Now, if it is indeed true that young people are especially drawn to nihilism, I think it is likely for the following reasons.
Young people — let’s say those who are in their teens or early twenties — have perhaps not yet bought into the system, are not yet beneficiaries of the existing order of things. That means they have the room, psychologically speaking, to question the values of society in a way that someone who is part of the franchise does not. This allows them the space to doubt — and potentially to reject — everything. For many older people, careers, marriage, parenting, and so on, make this completely open-ended attitude too strenuous. They crave absolutes and certainties. They want to settle down, lock into a program, and not question everything all the time. The young nihilist has no such investment; he therefore has the freedom to doubt all those certitudes in which his society finds structure and security.
Furthermore, the young nihilist has probably noticed that ideas and values often function as ideology or otherwise as rationalizations of some sort — that is, they are held not for their own sake but rather as means for legitimizing the status quo or perhaps justifying some revolutionary alternative to the status quo. Young people have the purity of vision to see that the real game being played, in one form or another, is the politics of domination. They understand that ideas and values, of whatever sort, are often used as weapons to advance personal interests. This can result in someone stepping back and saying fuck it, I am not playing this game. This is all bullshit.
Finally, I think young people often find the freedom entailed by a nihilistic outlook to be invigorating. Contrary to popular opinion, a nihilist’s life need not be without meaning. Indeed, nihilism can, in a surprising way, be a source of meaning — a different kind of meaning. A nihilist can adopt an experimental attitude towards beliefs and values. The difference is that he sees his beliefs as provisional, as always reflective of a particular point of view, and in no way as exhausting the total truth of things. In this way, nihilism owes a certain debt to epistemological skepticism and relativism. For the creative nihilist, our beliefs and values are models, useful for a while but meant to be discarded when necessary. The nihilist thus denies absolutes and certainties, and sees truth, whether in matters of belief or value, as something that is always relative to the needs of the occasion. He judges ideas by their fruits, and constantly subjects his beliefs to re-evaluation, revision, and rejection. One can create many meanings, as many as necessary, but the point is always just the service of life.

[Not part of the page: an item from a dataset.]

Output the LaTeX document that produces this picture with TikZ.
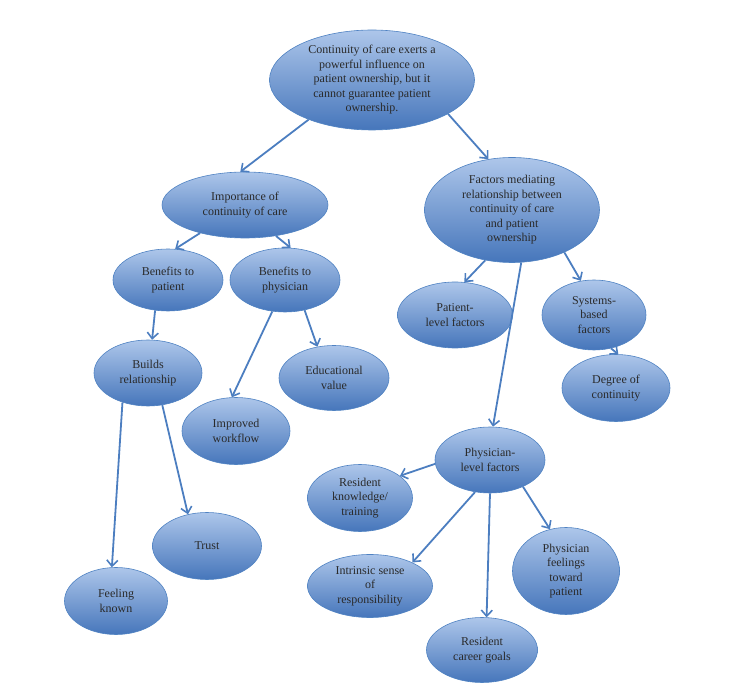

The motivating value of the nihilist, therefore, need not be an assertion that life is bad, or otherwise not worth living. Nihilism is not pessimism. Nihilism, rather, is the denial of any absolute truth in matters of value or belief — the rejection of any authoritative lens through which one must look upon life and find meaning in it. Nihilism in this way becomes a kind of anarchism, an unwillingness to hold any principles over life itself. It is a sort of commitment to let life guide belief and value and not the other way around. This faith of the nihilist need not involve the (self-contradictory) idea that life can be trusted, or that nature will take care of us, or anything like that. The nihilist’s commitment to the world, as it is, is very much a marriage for better or worse, through sickness and health, prosperity and poverty.
There is a kind of tenderness in this attitude, a profound sort of faith, for the nihilist accepts life as it is and embraces it entirely, with no illusions mediating between himself and the world. He is ready to take life for what it is and make what can be made if it.
It is just the sort of optimistic sweetness, tinged with feisty rebellion, we should hope for in our young people. My concern is not that there are too many young nihilists, as the question perhaps implies, but that there are not enough. Perhaps the prevalence of depression among the young has to do with this lack of healthy nihilism. Perhaps our young people are overstuffed with the old, dead, oppressive meanings of previous generations and therefore not sufficiently alive to the possibilities of life.
Nihilism clears the fields, makes way for a new crop.
What philosophy could be more appropriate to the years of one’s youth?